** BEGIN **
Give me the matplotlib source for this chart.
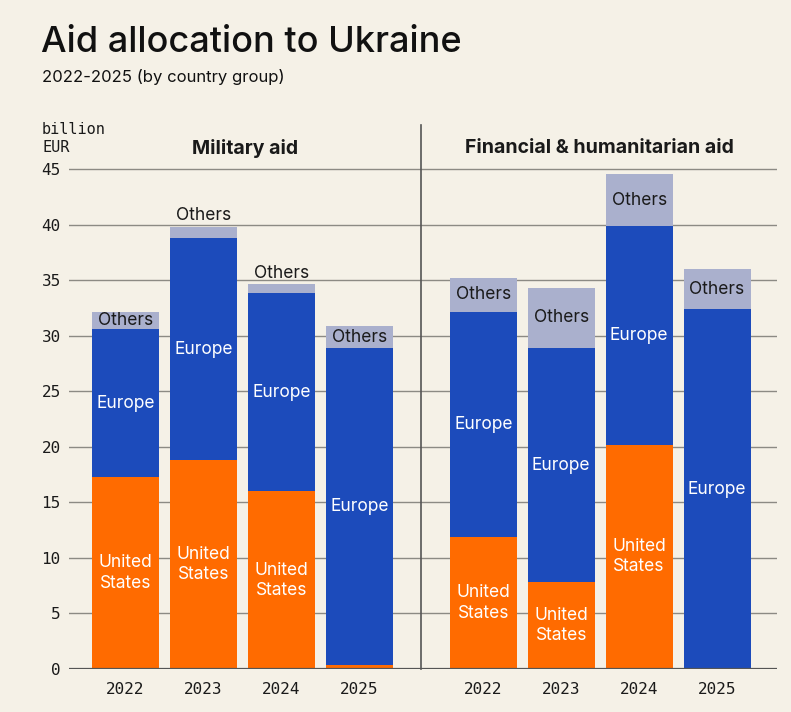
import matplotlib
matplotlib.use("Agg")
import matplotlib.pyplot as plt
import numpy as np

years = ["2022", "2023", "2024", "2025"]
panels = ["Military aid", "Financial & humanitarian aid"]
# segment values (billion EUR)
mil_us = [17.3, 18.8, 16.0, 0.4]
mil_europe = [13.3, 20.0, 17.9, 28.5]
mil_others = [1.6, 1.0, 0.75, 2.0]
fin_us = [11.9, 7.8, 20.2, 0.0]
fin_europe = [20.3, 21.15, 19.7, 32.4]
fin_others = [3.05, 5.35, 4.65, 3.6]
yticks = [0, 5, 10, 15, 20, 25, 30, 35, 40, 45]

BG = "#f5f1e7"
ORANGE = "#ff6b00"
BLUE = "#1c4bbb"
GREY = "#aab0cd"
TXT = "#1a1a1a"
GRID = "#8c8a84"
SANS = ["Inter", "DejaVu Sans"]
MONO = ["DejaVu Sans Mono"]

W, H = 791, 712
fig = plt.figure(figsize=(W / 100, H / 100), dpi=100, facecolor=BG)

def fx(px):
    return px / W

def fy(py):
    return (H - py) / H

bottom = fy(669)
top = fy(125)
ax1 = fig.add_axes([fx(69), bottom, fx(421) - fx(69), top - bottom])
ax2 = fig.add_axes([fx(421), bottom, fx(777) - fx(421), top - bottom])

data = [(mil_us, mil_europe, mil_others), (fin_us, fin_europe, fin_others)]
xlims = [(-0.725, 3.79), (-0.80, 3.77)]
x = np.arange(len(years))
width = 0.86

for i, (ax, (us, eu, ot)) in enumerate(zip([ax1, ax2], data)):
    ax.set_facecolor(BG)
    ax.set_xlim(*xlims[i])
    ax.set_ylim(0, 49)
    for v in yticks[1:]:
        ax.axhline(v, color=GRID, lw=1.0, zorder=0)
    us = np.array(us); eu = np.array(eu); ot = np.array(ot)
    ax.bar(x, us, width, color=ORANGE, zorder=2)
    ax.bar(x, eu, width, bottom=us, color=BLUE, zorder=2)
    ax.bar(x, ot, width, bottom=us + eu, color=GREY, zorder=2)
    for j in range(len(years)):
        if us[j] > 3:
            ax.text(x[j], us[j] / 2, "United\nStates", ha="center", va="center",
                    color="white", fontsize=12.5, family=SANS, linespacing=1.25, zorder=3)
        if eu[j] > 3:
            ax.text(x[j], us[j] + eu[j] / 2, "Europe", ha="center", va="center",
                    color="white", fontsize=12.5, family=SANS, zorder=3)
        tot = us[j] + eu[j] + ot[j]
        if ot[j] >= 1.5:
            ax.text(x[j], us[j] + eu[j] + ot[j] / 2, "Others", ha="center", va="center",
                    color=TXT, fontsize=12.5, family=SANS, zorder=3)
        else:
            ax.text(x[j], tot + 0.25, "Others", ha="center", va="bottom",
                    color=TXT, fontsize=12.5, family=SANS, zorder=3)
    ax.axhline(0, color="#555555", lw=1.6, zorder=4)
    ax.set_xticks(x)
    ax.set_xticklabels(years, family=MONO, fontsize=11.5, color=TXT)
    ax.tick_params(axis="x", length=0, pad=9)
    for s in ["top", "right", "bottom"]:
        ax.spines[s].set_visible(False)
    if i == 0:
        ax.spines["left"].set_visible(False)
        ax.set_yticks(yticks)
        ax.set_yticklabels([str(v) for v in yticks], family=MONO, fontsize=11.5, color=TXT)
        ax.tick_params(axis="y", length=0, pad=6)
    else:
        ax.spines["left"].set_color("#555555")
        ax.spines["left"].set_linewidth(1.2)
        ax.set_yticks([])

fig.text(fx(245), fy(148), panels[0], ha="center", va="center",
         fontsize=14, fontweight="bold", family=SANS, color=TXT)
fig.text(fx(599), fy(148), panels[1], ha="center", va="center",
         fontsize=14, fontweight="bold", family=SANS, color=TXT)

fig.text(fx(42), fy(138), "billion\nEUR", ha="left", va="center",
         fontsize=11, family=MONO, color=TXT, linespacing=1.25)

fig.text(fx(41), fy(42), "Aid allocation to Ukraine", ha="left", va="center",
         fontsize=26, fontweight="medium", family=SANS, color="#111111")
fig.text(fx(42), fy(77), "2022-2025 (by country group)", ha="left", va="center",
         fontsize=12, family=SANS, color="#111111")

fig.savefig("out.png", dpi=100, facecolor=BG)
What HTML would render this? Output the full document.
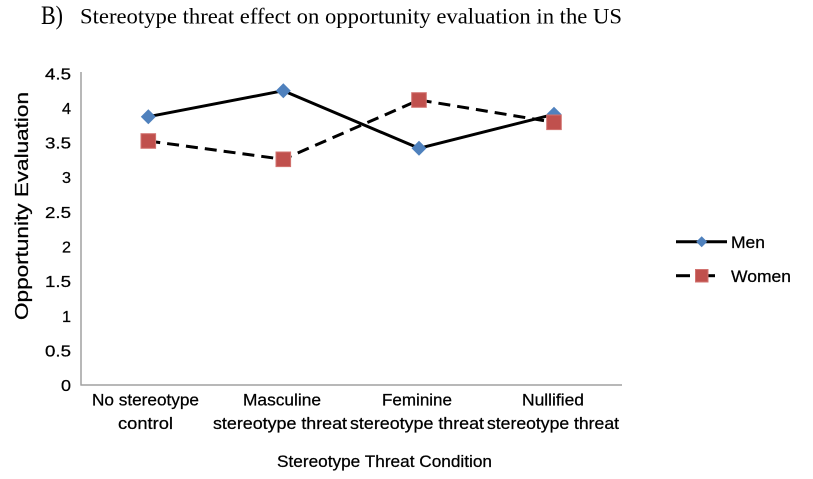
** END **
** BEGIN **
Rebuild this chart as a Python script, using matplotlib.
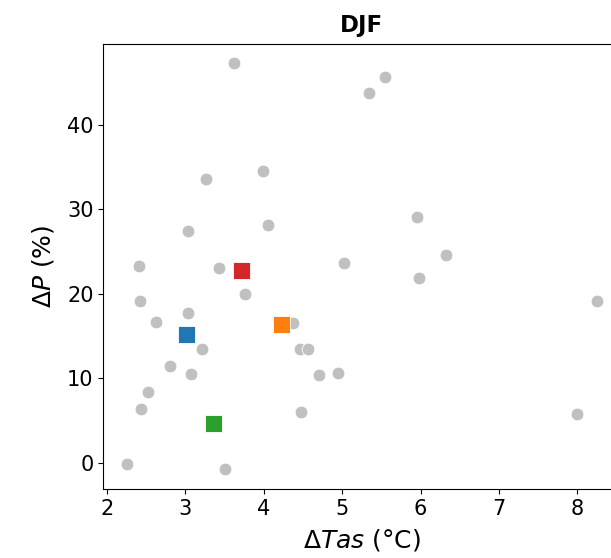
** END **
**REQUIREMENTS**
Only the lines from the one bearing "Give me the matplotlib source for this chart." to the one bearing "width = 0.86", both included, should be restated word for word, with pictures left out.

**RESULT BELOW**
Give me the matplotlib source for this chart.
import matplotlib
matplotlib.use("Agg")
import matplotlib.pyplot as plt
import numpy as np

years = ["2022", "2023", "2024", "2025"]
panels = ["Military aid", "Financial & humanitarian aid"]
# segment values (billion EUR)
mil_us = [17.3, 18.8, 16.0, 0.4]
mil_europe = [13.3, 20.0, 17.9, 28.5]
mil_others = [1.6, 1.0, 0.75, 2.0]
fin_us = [11.9, 7.8, 20.2, 0.0]
fin_europe = [20.3, 21.15, 19.7, 32.4]
fin_others = [3.05, 5.35, 4.65, 3.6]
yticks = [0, 5, 10, 15, 20, 25, 30, 35, 40, 45]

BG = "#f5f1e7"
ORANGE = "#ff6b00"
BLUE = "#1c4bbb"
GREY = "#aab0cd"
TXT = "#1a1a1a"
GRID = "#8c8a84"
SANS = ["Inter", "DejaVu Sans"]
MONO = ["DejaVu Sans Mono"]

W, H = 791, 712
fig = plt.figure(figsize=(W / 100, H / 100), dpi=100, facecolor=BG)

def fx(px):
    return px / W

def fy(py):
    return (H - py) / H

bottom = fy(669)
top = fy(125)
ax1 = fig.add_axes([fx(69), bottom, fx(421) - fx(69), top - bottom])
ax2 = fig.add_axes([fx(421), bottom, fx(777) - fx(421), top - bottom])

data = [(mil_us, mil_europe, mil_others), (fin_us, fin_europe, fin_others)]
xlims = [(-0.725, 3.79), (-0.80, 3.77)]
x = np.arange(len(years))
width = 0.86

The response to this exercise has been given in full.